--- Given request ---
Repeat exactly the lines running from the first line of the data to the line containing "(0,0) rectangle (897,349);", both ends included, and nothing else; drop the pictures.

□ □ □ □

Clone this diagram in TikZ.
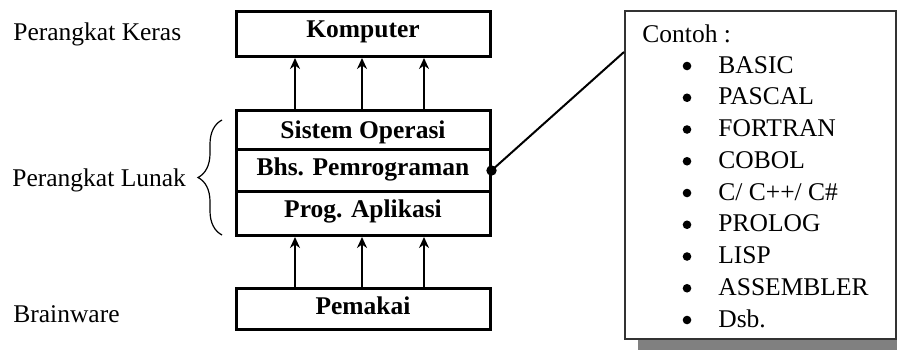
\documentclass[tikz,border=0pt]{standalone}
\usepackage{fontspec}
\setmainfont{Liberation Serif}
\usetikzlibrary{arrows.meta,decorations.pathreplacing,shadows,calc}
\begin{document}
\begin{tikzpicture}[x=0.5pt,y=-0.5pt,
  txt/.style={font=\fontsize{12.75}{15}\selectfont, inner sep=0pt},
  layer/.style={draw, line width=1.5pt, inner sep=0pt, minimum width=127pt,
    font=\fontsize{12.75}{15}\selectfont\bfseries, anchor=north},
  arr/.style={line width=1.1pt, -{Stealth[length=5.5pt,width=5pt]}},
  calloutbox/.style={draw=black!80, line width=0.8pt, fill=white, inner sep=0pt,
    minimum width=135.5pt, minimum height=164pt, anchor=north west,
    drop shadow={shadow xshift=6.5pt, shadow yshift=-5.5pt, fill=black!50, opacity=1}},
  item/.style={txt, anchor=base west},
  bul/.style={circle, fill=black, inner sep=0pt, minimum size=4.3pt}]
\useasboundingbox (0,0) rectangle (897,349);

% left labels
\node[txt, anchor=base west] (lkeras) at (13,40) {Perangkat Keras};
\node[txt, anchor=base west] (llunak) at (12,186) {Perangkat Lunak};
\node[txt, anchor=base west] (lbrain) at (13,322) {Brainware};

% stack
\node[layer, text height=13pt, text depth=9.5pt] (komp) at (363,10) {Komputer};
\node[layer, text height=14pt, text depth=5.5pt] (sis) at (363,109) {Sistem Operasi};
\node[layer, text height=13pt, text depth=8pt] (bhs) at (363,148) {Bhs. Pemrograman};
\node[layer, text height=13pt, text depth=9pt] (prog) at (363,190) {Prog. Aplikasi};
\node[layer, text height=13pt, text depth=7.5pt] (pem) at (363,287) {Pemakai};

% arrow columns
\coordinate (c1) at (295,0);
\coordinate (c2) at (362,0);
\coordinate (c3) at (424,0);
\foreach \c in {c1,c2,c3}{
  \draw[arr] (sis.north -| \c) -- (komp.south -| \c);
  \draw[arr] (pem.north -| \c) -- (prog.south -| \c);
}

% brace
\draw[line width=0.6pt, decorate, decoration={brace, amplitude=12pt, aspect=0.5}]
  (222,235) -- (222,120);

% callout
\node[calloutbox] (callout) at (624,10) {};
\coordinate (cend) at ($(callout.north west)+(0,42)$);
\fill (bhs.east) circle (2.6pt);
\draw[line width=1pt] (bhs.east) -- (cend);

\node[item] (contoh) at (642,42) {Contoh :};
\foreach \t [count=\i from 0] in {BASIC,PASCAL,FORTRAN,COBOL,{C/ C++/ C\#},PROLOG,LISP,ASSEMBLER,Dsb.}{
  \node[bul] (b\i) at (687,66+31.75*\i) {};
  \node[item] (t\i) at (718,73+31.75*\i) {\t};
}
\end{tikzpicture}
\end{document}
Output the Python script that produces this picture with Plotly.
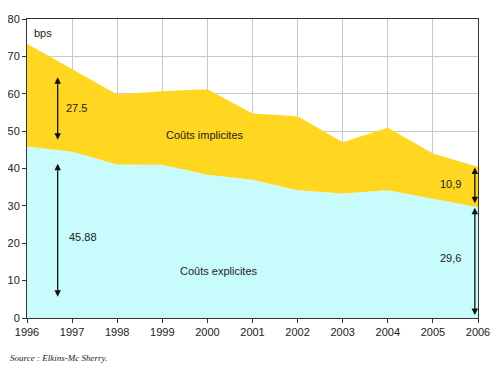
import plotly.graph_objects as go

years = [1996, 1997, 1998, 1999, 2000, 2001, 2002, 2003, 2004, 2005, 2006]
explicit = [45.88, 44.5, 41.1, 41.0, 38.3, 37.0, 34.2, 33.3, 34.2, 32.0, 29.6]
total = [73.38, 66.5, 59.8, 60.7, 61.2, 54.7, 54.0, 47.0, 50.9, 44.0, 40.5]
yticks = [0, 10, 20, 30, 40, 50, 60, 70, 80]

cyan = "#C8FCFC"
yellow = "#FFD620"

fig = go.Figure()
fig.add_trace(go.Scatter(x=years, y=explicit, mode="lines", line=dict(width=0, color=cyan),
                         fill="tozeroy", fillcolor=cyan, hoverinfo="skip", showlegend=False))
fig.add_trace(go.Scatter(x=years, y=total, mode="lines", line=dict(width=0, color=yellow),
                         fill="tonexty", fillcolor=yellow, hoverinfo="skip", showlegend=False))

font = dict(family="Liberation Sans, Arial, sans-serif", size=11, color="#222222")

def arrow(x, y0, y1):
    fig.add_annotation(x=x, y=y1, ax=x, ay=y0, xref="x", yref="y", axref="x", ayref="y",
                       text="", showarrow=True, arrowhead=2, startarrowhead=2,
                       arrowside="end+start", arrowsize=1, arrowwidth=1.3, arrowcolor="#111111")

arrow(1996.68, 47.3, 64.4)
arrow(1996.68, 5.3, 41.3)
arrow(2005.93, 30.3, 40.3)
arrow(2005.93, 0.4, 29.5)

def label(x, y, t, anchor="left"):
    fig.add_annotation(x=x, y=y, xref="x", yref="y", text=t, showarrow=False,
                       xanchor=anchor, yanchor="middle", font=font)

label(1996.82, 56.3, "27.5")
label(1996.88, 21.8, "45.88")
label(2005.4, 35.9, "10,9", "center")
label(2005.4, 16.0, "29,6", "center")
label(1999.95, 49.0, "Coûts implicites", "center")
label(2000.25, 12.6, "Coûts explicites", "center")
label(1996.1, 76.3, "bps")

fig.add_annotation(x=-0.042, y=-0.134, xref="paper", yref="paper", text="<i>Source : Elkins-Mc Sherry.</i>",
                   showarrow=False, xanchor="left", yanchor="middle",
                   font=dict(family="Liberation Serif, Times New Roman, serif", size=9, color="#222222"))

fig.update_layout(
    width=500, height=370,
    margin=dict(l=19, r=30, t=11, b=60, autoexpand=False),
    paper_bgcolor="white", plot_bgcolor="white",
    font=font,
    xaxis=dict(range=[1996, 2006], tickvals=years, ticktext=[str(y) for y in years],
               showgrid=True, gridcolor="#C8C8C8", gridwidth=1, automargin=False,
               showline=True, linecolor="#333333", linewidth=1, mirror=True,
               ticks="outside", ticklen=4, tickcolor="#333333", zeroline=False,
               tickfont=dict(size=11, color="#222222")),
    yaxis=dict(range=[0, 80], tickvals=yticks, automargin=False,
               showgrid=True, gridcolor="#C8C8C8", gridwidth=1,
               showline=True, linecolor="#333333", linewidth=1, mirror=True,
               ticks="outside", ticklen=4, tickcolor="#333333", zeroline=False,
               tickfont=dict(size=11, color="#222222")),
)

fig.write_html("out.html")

□ □ □ □

--- Answer for the task ---
Clone this diagram in TikZ.
\documentclass[tikz,border=0pt]{standalone}
\usepackage{fontspec}
\setmainfont{Liberation Serif}
\usetikzlibrary{arrows.meta,decorations.pathreplacing,shadows,calc}
\begin{document}
\begin{tikzpicture}[x=0.5pt,y=-0.5pt,
  txt/.style={font=\fontsize{12.75}{15}\selectfont, inner sep=0pt},
  layer/.style={draw, line width=1.5pt, inner sep=0pt, minimum width=127pt,
    font=\fontsize{12.75}{15}\selectfont\bfseries, anchor=north},
  arr/.style={line width=1.1pt, -{Stealth[length=5.5pt,width=5pt]}},
  calloutbox/.style={draw=black!80, line width=0.8pt, fill=white, inner sep=0pt,
    minimum width=135.5pt, minimum height=164pt, anchor=north west,
    drop shadow={shadow xshift=6.5pt, shadow yshift=-5.5pt, fill=black!50, opacity=1}},
  item/.style={txt, anchor=base west},
  bul/.style={circle, fill=black, inner sep=0pt, minimum size=4.3pt}]
\useasboundingbox (0,0) rectangle (897,349);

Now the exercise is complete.